Comunità Armena di Roma: “L’Armenia sarà anche un Paese in via di sviluppo e ancora povero. Ma meglio poveri e dignitosi che ricchi e guerrafondai”. (Sardegnagol 03.09.20)
Continua in modo incessante lo scambio di vedute a mezzo stampa sulla nostra testata giornalistica tra l’Ambasciatore della Repubblica dell’Azerbaigian in Italia, Mammad Ahmadzada, e la Comunità Armena di Roma.
Recentemente l’ambasciatore azero in Italia era intervenuto sulla recente recrudescenza dell’ostilità tra l’Armenia e lo Stato azero, ribadendo che “La soluzione del conflitto passa dal ripristino dell’integrità territoriale dell’Azerbaigian”. Posizione criticata dalla Comunità Armena di Roma che ha tacciato di negazionismo l’intervento del rappresentante della Repubblica dell’Azerbaigian in Italia.
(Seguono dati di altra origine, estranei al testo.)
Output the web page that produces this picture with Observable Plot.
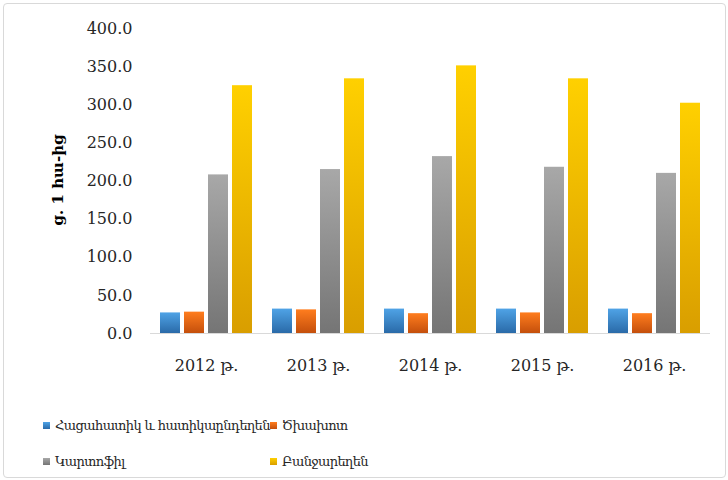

Oggi, invece, la Comunità Armena di Roma ha fatto recapitare una nuova controreplica, alle dichiarazioni dell’Ambasciatore azero, alla nostra testata.
Egr. direttore,
i Suoi lettori hanno avuto modo di leggere nei giorni scorsi il confronto a distanza sulla irrisolta questione del conflitto del Nagorno Karabakh e La ringraziamo per lo spazio che ha voluto dedicare a tale tema.
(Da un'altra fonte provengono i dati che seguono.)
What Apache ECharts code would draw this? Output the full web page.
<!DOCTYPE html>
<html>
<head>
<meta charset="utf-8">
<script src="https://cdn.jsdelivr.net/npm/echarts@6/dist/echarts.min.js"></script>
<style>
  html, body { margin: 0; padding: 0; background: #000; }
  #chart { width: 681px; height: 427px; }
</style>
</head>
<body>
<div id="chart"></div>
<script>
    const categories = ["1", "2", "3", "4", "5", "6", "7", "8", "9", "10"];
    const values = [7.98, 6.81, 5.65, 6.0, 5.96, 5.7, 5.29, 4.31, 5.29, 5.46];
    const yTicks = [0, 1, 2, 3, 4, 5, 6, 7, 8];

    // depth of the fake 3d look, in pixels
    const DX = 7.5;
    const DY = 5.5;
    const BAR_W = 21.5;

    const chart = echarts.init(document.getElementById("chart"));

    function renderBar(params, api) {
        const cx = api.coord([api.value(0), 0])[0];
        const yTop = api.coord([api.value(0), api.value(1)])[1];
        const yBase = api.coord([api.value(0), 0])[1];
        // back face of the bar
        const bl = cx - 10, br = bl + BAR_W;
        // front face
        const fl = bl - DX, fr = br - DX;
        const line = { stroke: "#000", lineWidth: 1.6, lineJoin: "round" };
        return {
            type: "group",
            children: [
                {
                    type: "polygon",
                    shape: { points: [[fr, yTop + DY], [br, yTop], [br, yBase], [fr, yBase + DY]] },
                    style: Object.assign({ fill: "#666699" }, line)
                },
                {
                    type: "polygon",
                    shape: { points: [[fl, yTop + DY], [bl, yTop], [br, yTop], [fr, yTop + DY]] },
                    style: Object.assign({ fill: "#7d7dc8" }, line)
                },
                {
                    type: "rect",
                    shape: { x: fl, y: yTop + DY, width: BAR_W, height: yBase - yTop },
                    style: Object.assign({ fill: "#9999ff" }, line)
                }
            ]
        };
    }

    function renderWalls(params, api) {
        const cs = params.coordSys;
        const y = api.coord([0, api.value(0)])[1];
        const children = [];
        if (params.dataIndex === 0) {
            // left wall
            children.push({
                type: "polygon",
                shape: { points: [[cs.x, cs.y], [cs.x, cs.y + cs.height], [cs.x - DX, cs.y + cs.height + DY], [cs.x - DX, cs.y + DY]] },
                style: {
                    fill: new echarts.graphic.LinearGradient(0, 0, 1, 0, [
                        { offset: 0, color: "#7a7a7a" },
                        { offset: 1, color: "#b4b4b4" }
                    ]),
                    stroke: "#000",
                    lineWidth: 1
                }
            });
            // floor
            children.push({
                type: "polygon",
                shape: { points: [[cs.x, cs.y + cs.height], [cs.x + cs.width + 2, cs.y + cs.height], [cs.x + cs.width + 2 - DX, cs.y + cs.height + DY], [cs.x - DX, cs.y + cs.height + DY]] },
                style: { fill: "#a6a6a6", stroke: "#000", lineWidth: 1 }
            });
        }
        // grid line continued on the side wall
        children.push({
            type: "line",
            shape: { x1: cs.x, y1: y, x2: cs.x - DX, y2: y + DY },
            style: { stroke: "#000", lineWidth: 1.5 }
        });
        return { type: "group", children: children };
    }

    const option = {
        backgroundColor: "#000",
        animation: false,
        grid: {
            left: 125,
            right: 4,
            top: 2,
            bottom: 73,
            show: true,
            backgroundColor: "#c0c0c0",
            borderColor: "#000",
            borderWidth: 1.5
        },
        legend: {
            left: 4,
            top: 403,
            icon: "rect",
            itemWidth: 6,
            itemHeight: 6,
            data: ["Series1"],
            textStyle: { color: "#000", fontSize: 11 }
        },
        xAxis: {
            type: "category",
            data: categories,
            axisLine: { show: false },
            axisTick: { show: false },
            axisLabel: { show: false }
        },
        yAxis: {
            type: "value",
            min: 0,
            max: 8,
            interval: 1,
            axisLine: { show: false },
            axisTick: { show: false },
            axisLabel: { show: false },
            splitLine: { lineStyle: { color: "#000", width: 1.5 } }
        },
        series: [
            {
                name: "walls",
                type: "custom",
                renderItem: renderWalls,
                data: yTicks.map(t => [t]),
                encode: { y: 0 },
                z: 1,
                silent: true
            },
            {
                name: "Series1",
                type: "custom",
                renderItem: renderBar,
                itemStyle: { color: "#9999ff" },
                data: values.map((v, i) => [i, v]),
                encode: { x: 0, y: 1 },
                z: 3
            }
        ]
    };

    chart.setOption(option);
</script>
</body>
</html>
L’ambasciatore Ahmadzada – che ringraziamo per aver accettato il confronto con la nostra piccola realtà – ha dunque ritenuto opportuno controreplicare tempestivamente alla nostra precedente risposta. Dobbiamo rilevare però che lo stesso elude ancora una volta le nostre domande sugli scontri dello scorso luglio e sulla responsabilità degli stessi preferendo accusare la parte armena di non avere argomenti.
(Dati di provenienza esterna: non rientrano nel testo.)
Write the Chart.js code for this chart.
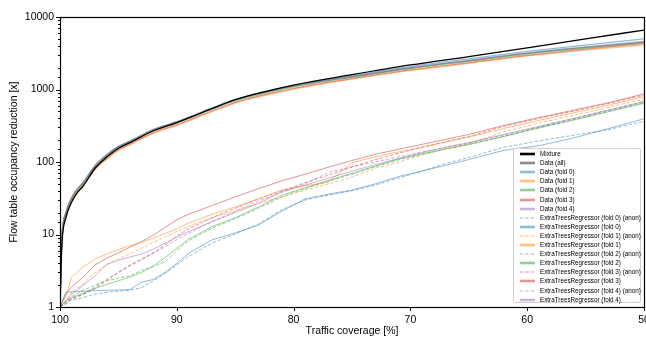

Ribadiamo le domande: “Cosa ci faceva il 12 luglio scorso un veicolo militare azero nella zona cuscinetto sul confine azero armeno? Cosa ci facevano i soldati azeri nella stessa buffer zone?”.
Sua Eccellenza Ahmadzada definisce “campagna diffamatoria contro l’Azerbaigian” l’evidenza delle organizzazioni internazionali che collocano il suo Paese tra gli ultimi al mondo per libertà di informazione (Freedom press index) e tra i più corrotti (Corruption perception index) utilizzando un linguaggio tipico dei regimi totalitari. A titolo esemplificativo facciamo presente che la classifica mondiale sulla libertà di informazione (Freedom press index) colloca l’Armenia al 61° posto (venti gradini sotto l’Italia, 41a) mentre l’Azerbaigian è al 167° posto e la Turchia al 154°. Con tutti i limiti e le difficoltà di sviluppo della società civile e politica armena, il paragone evidenzia posizioni ben differenti. Non lo diciamo noi, ma le organizzazioni internazionali che chiedono la liberazione di giornalisti e attivisti azeri imprigionati a centinaia nelle carceri di Aliyev la cui famiglia – altro dato significativo – da oltre trenta anni governa il Paese.
Il diplomatico di Aliyev piuttosto che analizzare (come potremmo d’altronde dargli torto…) i problemi di casa propria preferisce divagare sulla storia politica dell’Armenia che al pari dell’Azerbaigian nel 1991 concluse la propria esperienza nell’Unione sovietica e che in questi trenta anni di storia, senza dubbio politicamente ed economicamente travagliata, ha saputo però progressivamente disegnarsi un ruolo di Paese sempre più democratico e partner fidato dell’Unione europea.
Conveniamo tuttavia con il nostro interlocutore allorché individua nell’obiettivo della Diaspora lo sviluppo e la prosperità della propria patria; se non che, ritiene che questo risultato sia perseguibile solo attraverso linee da lui dettate L’Ambasciatore chiede la normalizzazione delle relazioni dell’Armenia con i suoi vicini che sono, oltre a Georgia e Iran, la Turchia che continua a negare il genocidio armeno e il cui presidente anche recentemente ha minacciato di “proseguire l’opera dei padri” (ovvero lo sterminio degli armeni) e l’Azerbaigian che da decenni ha fatto dell’armenofobia il cardine della propria politica estera.
Insomma, secondo Ahmadzada l’Armenia potrebbe stare tranquilla solo rinunciando alla propria dolorosa memoria e al proprio futuro, ovvero alla libera, indipendente e pacifica esistenza del popolo del Nagorno Karabakh-Artsakh.
L’Armenia sarà anche un paese in via di sviluppo e ancora povero. Ma meglio poveri e dignitosi che ricchi e guerrafondai.